Rechtliche Beurteilung

[7] Dagegen richtet sich der eine Verletzung des Art 4 Abs 1 des 7. ZPMRK behauptende, nicht auf ein Erkenntnis des Europäischen Gerichtshofs für Menschenrechte gestützte Antrag der Verurteilten auf Erneuerung des Verfahrens gemäß § 363a StPO (vgl zur Zulässigkeit RIS‑Justiz RS0122228).

[8] Den Einwand, dass bereits die dem justiziellen Strafverfahren vorausgegangene Durchführung eines verwaltungsbehördlichen Strafverfahrens für sich, also ohne Rücksicht auf die dieses Verfahren (endgültig) beendende Entscheidung, Bezugspunkt der Prüfung einer Verletzung des Art 4 Abs 1 des 7. ZPMRK und schon daraus ein Verstoß gegen das Doppelverfolgungsverbot abzuleiten sei, erschließt die Erneuerungswerberin nicht methodengerecht aus diesem Grundrecht (vgl aber RIS‑Justiz RS0128393). Auch die Berufung auf Entscheidungen des EGMR entspricht diesem Erfordernis nicht, weil sich diese mit der aufgeworfenen Rechtsfrage gar nicht auseinandersetzen (vgl RIS‑Justiz RS0118429 [T7]).
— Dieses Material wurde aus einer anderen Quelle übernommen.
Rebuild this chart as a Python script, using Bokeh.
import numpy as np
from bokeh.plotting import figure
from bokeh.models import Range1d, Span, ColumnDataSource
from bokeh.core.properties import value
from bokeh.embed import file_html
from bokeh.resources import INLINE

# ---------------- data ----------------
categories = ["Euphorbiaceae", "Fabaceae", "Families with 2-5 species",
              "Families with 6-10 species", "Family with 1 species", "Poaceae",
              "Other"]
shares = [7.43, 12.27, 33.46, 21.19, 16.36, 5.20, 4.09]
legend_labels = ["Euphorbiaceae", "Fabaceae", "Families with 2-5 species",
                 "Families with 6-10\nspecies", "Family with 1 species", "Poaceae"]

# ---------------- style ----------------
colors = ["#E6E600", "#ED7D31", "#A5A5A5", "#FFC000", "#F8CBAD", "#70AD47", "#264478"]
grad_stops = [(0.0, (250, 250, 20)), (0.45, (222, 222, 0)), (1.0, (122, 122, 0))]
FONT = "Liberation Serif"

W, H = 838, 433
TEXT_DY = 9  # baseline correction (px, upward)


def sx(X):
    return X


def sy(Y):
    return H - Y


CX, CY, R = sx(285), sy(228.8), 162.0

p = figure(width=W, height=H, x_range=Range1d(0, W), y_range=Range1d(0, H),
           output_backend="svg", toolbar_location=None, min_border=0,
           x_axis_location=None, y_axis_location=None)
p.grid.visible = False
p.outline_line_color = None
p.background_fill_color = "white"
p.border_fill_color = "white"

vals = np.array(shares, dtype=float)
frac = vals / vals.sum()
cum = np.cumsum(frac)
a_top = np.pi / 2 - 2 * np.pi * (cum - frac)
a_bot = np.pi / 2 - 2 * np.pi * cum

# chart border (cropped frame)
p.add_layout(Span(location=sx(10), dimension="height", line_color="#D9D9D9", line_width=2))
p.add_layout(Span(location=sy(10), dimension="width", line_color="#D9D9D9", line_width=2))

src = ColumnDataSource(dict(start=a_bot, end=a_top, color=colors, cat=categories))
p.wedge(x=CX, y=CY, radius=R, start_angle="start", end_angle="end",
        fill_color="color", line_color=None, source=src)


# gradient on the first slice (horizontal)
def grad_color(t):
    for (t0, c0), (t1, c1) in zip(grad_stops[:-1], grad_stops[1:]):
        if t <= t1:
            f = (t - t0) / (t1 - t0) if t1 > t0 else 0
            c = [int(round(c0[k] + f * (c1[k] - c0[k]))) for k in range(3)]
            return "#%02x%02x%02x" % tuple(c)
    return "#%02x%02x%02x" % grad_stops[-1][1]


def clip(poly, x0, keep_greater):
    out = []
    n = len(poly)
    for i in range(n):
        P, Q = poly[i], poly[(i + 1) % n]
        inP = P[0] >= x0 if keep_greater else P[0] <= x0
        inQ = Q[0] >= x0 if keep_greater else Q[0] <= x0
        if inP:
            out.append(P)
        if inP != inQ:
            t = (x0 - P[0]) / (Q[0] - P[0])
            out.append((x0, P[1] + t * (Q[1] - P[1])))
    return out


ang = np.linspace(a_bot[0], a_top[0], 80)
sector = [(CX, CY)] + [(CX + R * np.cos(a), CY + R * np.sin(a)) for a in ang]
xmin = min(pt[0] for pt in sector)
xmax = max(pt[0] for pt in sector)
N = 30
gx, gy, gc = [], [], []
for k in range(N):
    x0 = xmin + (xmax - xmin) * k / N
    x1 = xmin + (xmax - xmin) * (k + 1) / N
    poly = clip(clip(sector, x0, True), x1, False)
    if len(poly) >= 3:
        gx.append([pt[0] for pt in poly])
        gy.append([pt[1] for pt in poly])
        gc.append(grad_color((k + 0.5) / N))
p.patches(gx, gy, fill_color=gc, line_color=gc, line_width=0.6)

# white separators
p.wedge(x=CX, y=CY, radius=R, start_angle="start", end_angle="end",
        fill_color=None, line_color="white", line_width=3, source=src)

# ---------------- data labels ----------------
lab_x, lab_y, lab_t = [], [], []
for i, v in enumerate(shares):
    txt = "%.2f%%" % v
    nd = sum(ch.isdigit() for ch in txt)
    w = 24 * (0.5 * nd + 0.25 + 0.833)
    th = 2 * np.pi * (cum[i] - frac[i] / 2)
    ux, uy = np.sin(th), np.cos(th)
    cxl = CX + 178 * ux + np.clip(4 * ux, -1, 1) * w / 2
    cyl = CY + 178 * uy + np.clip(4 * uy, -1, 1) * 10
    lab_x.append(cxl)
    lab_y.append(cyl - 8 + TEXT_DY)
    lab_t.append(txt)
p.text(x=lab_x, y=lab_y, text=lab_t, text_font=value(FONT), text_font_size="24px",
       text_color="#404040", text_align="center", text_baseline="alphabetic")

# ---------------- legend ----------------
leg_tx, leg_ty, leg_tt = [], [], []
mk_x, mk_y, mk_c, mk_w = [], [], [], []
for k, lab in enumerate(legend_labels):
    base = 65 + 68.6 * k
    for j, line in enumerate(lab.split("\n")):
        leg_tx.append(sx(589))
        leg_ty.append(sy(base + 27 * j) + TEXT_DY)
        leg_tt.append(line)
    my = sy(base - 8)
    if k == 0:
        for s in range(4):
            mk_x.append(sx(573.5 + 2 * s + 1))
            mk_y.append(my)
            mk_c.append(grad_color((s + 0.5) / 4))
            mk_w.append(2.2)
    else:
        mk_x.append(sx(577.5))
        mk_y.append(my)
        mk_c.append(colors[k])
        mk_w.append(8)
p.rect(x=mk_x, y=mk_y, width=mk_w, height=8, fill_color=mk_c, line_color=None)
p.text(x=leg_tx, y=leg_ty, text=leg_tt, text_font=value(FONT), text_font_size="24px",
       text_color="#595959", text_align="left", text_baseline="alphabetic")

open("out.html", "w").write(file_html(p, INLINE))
[9] Ebenso wenig wird klar, weshalb der Umstand, dass das Landesverwaltungsgericht Oberösterreich den Sachverhalt bei der Staatsanwaltschaft Ried im Innkreis zur Anzeige brachte, Bedeutung für einen Verstoß gegen Art 4 Abs 1 des 7. ZPMRK haben soll. Das dazu ins Treffen geführte Urteil des EGMR gibt darüber keinen Aufschluss. Denn Grund für die dort bejahte Grundrechtsverletzung waren zwei Verurteilungen zum einen zu (steuerrechtlichen) Säumniszuschlägen und zum anderen zu einer Strafe wegen „Steuerbetrugs“ (EGMR 10. 2. 2015, 53197/13, Österlund/Finnland).
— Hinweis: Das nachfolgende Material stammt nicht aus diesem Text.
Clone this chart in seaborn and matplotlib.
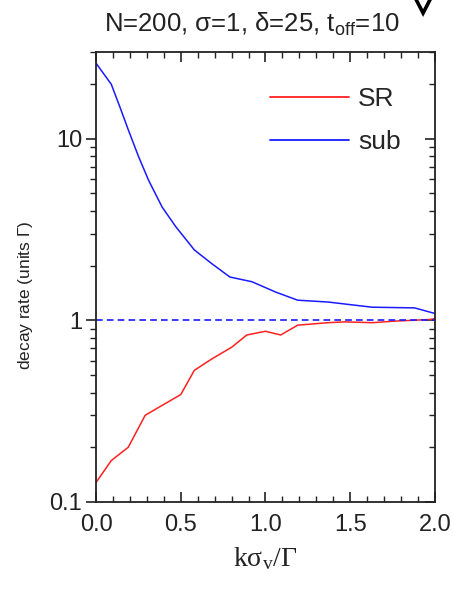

[10] Im Übrigen beurteilt der EGMR die Frage, ob eine bestimmte Entscheidung einen Freispruch oder eine Verurteilung iSd Art 4 Abs 1 des 7. ZPMRK darstellt, nach deren Inhalt und den Auswirkungen auf die Person, gegen die sie sich richtet. Eine Entscheidung in der Sache liegt dann vor, wenn eine dazu kompetente Behörde über die strafrechtliche Verantwortlichkeit abspricht, mit anderen Worten Schuld oder Unschuld beurteilt (EGMR 8. 7. 2019 [GK], 54012/10, Mihalache/Rumänien; vgl auch 12. 11. 2019, 57849/12, Smoković/Kroatien [Freispruch wegen Verjährung ist keine „Prüfung in der Sache“]; vgl Nordmeyer, WK‑StPO § 190 Rz 28). Daher stellt die Einstellung des verwaltungsbehördlichen Strafverfahrens wegen verneinter Befugnis zur inhaltlichen Prüfung des Vorwurfs der Gefährdung der körperlichen Sicherheit (§ 89 StGB) mit Erkenntnis des Landesverwaltungsgerichts Oberösterreich vom 23. März 2023 keine Entscheidung in der Sache dar (vgl RIS‑Justiz RS0122567 [T7]; 15 Os 144/14m).

[11] Der Erneuerungsantrag war somit bei der nichtöffentlichen Beratung zurückzuweisen (§ 363b Abs 2 StPO).